There is no perfect financial system and the euro was such a bold step that it was bound to have its share of flaws and problems. Its very success, speculative construction booms in Ireland and Spain aside, hid or papered over its flaws but this is not a proper excuse for the lack of rigour and control any Central Bank and regulatory authority is tasked with a duty of care to exercise. The rule breaking was hardly a secret as the 2009 Deficit to GDP percentage figures illustrate:

Germany 3.3 per cent

France 7.5 per cent

Italy 5.3 per cent

Portugal 9.4 per cent

Greece 13.6 per cent

Spain 11.2 per cent

Ireland 14.0 per cent

Although the governments of most of the above states were claiming that these deficits were exceptional and falling and that national debt to GDP figures were well below "permitted" norms, the money markets had started scrutinising the trend increases anyway and had lost all confidence that Europe could put its house in order. This was made worse by German dithering over the 750 billion euro EU/IMF rescue package, 440 billion euros from EU governments.

The Times editorial "Will the Euro Survive?" pointed out that : "The euro is a union between the very different economies of Europe's rich north and poorer south.....The euro was always more of a political romance than an economic project." With hindsight, this is true but it is also what it was allowed to become by political leaders inviting the unready governments and the unready governments accepting. Some of those accepting had very honourable motives like ex Prime Minister of Italy, Romano Prodi, who wrote in the FT last month that he pushed hard to get Italy into the eurozone " give his country the discipline it needed to end the string of currency devaluations that had left its economy fragile and undermined its public finances."

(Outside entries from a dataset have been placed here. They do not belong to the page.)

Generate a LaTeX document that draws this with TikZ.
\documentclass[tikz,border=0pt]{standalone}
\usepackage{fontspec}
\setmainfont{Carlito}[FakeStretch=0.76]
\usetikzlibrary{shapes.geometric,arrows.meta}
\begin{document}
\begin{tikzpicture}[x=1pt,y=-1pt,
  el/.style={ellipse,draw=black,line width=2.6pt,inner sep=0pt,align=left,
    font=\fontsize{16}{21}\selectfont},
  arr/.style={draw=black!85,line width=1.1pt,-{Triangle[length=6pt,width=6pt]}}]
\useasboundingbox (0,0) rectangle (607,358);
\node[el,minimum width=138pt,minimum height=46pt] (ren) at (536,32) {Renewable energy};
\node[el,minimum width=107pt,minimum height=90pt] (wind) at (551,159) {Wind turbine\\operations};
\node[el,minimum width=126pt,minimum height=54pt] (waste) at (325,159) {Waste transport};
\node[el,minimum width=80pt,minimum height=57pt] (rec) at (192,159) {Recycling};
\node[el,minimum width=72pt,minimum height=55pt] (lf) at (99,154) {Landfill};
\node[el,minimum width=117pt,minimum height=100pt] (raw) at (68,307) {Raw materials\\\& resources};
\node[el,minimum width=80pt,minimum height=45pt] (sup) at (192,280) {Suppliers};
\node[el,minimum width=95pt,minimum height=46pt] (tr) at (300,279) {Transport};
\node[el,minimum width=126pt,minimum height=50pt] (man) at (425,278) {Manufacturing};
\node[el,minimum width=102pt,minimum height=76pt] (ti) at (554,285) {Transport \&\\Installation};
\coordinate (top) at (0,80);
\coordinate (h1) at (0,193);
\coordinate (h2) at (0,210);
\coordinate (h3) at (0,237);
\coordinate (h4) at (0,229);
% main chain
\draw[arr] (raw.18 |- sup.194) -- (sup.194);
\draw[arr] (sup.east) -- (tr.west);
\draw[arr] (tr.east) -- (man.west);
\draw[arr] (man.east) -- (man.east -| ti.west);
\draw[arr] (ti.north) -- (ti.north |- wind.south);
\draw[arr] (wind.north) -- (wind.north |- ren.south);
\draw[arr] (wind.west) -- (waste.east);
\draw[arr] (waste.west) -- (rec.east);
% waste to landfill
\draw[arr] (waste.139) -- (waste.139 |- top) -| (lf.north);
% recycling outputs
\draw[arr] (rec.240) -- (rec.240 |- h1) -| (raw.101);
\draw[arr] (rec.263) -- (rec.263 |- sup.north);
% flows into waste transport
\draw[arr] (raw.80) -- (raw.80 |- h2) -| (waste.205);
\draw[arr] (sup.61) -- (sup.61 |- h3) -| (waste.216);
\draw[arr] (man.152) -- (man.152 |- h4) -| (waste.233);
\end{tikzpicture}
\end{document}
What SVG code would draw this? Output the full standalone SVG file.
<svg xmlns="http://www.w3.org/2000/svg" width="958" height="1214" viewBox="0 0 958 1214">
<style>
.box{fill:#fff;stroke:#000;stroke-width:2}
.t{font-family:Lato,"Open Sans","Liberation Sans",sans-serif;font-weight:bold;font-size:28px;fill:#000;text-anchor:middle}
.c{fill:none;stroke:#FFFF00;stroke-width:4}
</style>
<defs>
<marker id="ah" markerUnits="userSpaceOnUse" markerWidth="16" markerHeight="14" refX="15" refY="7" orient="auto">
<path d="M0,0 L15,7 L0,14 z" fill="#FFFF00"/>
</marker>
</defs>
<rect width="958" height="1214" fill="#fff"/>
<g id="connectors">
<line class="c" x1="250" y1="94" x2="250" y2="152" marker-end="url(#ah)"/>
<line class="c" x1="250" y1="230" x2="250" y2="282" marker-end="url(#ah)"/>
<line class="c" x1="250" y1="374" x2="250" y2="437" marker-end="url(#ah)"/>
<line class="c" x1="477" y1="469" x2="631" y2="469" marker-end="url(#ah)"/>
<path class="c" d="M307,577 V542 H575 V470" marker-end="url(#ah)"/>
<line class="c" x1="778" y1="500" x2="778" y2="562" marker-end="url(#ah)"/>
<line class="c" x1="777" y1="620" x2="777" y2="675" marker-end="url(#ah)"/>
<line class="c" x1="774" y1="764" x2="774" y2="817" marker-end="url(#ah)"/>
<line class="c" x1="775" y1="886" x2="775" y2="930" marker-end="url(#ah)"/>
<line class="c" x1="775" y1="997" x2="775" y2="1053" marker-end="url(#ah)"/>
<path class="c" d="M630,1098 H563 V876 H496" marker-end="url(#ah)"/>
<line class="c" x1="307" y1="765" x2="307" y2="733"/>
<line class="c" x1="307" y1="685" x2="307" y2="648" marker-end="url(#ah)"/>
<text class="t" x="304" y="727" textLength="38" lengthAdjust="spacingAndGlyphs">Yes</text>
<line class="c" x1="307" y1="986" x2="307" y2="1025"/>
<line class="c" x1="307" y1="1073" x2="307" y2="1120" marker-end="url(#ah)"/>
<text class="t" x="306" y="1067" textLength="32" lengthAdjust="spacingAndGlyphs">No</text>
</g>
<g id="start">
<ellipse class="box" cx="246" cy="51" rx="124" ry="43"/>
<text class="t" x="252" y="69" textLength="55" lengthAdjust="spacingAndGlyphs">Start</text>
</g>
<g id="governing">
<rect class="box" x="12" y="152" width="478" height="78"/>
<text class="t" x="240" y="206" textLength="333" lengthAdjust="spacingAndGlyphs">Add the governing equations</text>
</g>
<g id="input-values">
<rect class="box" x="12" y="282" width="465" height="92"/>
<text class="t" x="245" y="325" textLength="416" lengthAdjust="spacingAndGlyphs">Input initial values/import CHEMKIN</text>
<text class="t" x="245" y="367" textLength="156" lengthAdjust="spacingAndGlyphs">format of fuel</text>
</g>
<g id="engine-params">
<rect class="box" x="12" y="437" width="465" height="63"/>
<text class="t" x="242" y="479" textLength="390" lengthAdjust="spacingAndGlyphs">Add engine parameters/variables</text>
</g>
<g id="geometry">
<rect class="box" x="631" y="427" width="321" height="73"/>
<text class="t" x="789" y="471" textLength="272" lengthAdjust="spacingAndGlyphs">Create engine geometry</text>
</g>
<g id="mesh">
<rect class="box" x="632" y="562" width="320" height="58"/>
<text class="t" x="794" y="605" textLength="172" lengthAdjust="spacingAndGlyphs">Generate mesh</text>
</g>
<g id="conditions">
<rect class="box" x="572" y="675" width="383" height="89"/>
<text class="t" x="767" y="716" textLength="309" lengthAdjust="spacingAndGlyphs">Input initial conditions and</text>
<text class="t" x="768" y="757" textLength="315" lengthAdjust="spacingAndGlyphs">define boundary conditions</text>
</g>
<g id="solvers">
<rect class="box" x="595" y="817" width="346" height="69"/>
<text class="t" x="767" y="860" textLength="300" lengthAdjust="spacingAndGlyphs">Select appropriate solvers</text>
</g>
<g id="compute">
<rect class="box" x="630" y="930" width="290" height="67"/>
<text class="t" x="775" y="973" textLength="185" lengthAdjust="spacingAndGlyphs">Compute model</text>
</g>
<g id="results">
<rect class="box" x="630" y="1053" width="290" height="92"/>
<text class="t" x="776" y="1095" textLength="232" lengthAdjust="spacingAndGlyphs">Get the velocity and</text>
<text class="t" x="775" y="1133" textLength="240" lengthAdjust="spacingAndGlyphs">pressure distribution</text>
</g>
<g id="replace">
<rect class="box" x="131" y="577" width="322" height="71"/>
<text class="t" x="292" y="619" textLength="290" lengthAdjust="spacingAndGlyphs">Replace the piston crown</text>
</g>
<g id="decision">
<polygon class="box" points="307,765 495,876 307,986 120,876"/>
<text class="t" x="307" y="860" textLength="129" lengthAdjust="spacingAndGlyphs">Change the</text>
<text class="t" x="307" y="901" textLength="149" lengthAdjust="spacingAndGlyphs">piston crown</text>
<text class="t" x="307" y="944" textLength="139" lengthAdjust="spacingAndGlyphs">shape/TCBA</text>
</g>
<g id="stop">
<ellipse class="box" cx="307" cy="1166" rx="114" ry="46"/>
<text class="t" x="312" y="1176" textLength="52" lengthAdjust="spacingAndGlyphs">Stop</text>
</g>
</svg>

Can the Euro and Eurozone survive? Frau Merkel for one is determined they both will and despite differences with Mr Sarkozy and his Finance Minister, Christine Lagarde on broadening the ECB's remit to include job creation and such like, France is solidly behind the euro too. The Benelux will follow where these two lead and I can't see Italy being left behind. Gosh, the original Six! The answer must be a resounding "Yes". Intact?

Provided the EU/ECB/IMF rescue package works, and it should be given every chance to do so, then yes, but reforms within the system are most definitely needed.

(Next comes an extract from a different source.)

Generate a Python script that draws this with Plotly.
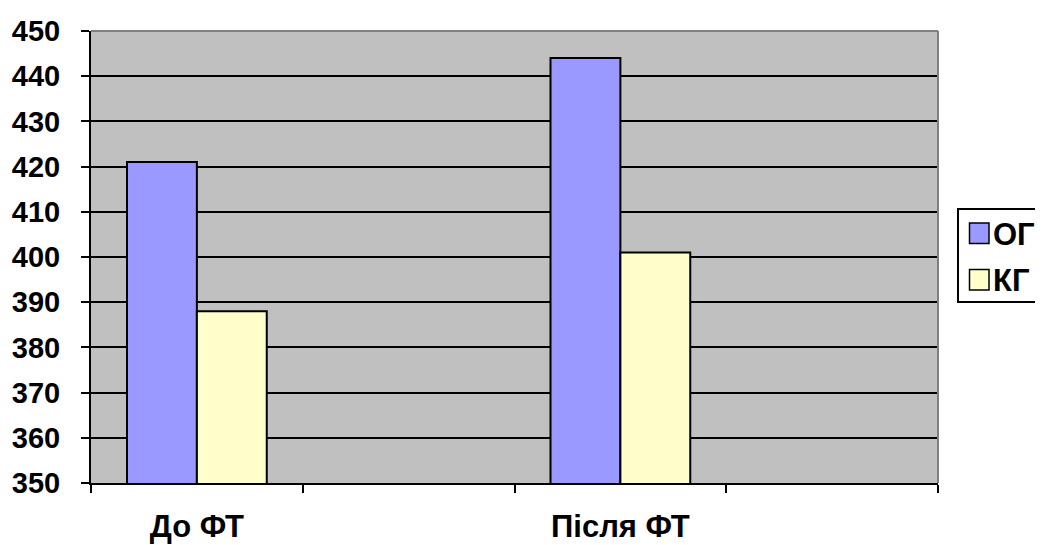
import plotly.graph_objects as go

categories = ["До ФТ", " ", "Після ФТ", "  "]
og_values = [421, None, 444, None]
kg_values = [388, None, 401, None]
series_names = ["ОГ", "КГ"]
colors = ["#9999FF", "#FFFFCC"]
series_values = [og_values, kg_values]

font_family = "Arial, Liberation Sans, sans-serif"
FS = 29
FS_X = 31
FS_LEG = 31

W, H = 1035, 537
ML, MR, MT, MB = 83, 105, 23, 62
PW, PH = W - ML - MR, H - MT - MB


def px(x):
    return (x - ML) / PW


def py(y):
    return (H - MB - y) / PH


fig = go.Figure()
for name, vals, col in zip(series_names, series_values, colors):
    fig.add_trace(go.Bar(
        x=categories, y=vals, name=name,
        marker=dict(color=col, line=dict(color="black", width=2)),
    ))

shapes = [
    dict(type="line", xref="paper", yref="paper", x0=0, x1=1, y0=1, y1=1,
         line=dict(color="#808080", width=2), layer="above"),
    dict(type="line", xref="paper", yref="paper", x0=1, x1=1, y0=0, y1=1,
         line=dict(color="#808080", width=2), layer="above"),
    # legend box
    dict(type="rect", xref="paper", yref="paper",
         x0=px(950), x1=px(1034), y0=py(294), y1=py(201),
         line=dict(color="black", width=2), fillcolor="white", layer="above"),
]
annotations = []
leg_top = [215, 261.5]
for i, (name, col) in enumerate(zip(series_names, colors)):
    t = leg_top[i]
    shapes.append(dict(type="rect", xref="paper", yref="paper",
                       x0=px(961.5), x1=px(981), y0=py(t + 20.5), y1=py(t),
                       line=dict(color="black", width=1.5), fillcolor=col,
                       layer="above"))
    annotations.append(dict(xref="paper", yref="paper", x=px(983), y=py(t + 11),
                            xanchor="left", yanchor="middle", showarrow=False,
                            text=f"<b>{name}</b>",
                            font=dict(size=FS_LEG, family=font_family, color="black")))

fig.update_layout(
    width=W, height=H,
    margin=dict(l=ML, r=MR, t=MT, b=MB, autoexpand=False),
    paper_bgcolor="white",
    plot_bgcolor="#C0C0C0",
    barmode="group",
    bargap=0.34,
    bargroupgap=0,
    font=dict(family=font_family, color="black", size=FS),
    showlegend=False,
    xaxis=dict(
        type="category", automargin=False,
        tickson="boundaries",
        ticks="outside", ticklen=8, tickwidth=2, tickcolor="black",
        showline=True, linecolor="black", linewidth=2,
        showgrid=False,
        tickfont=dict(size=FS_X, family=font_family, color="black", weight="bold"),
        ticklabelstandoff=15,
    ),
    yaxis=dict(
        range=[350, 450], dtick=10, tick0=350, automargin=False,
        ticks="outside", ticklen=8, tickwidth=2, tickcolor="black",
        showline=True, linecolor="black", linewidth=2,
        showgrid=True, gridcolor="black", gridwidth=2,
        zeroline=False,
        tickfont=dict(size=FS, family=font_family, color="black", weight="bold"),
        ticklabelstandoff=15,
    ),
    shapes=shapes,
    annotations=annotations,
)

fig.write_html("out.html")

Supporters of UKIP and anti-EU Conservatives need read no further and can look away now.

What is most obviously lacking in the Eurozone and ECB is a Central Treasury, the task of which would be to examine member states' budgets before announcement to the members' parliamentary bodies and, like the Bundesbank, would be unable to veto, but would constitutionally allowed to voice dissent to the parliamentary body and public of any "offending" state. This will enable all to see the transfer of funds to poorer regions if needs be because all currency areas experience such flows. The Central Bank must have teeth. Loss of sovereignty - oh yes, but that's the quid pro quo for joining the club and always was. This idea has no appeal? Well, remember that saying, he who pays the piper calls the tune. The tune is likely to have a very German melody and if any state does not like it, Germany's response is likely to be - auf Wiedersehen!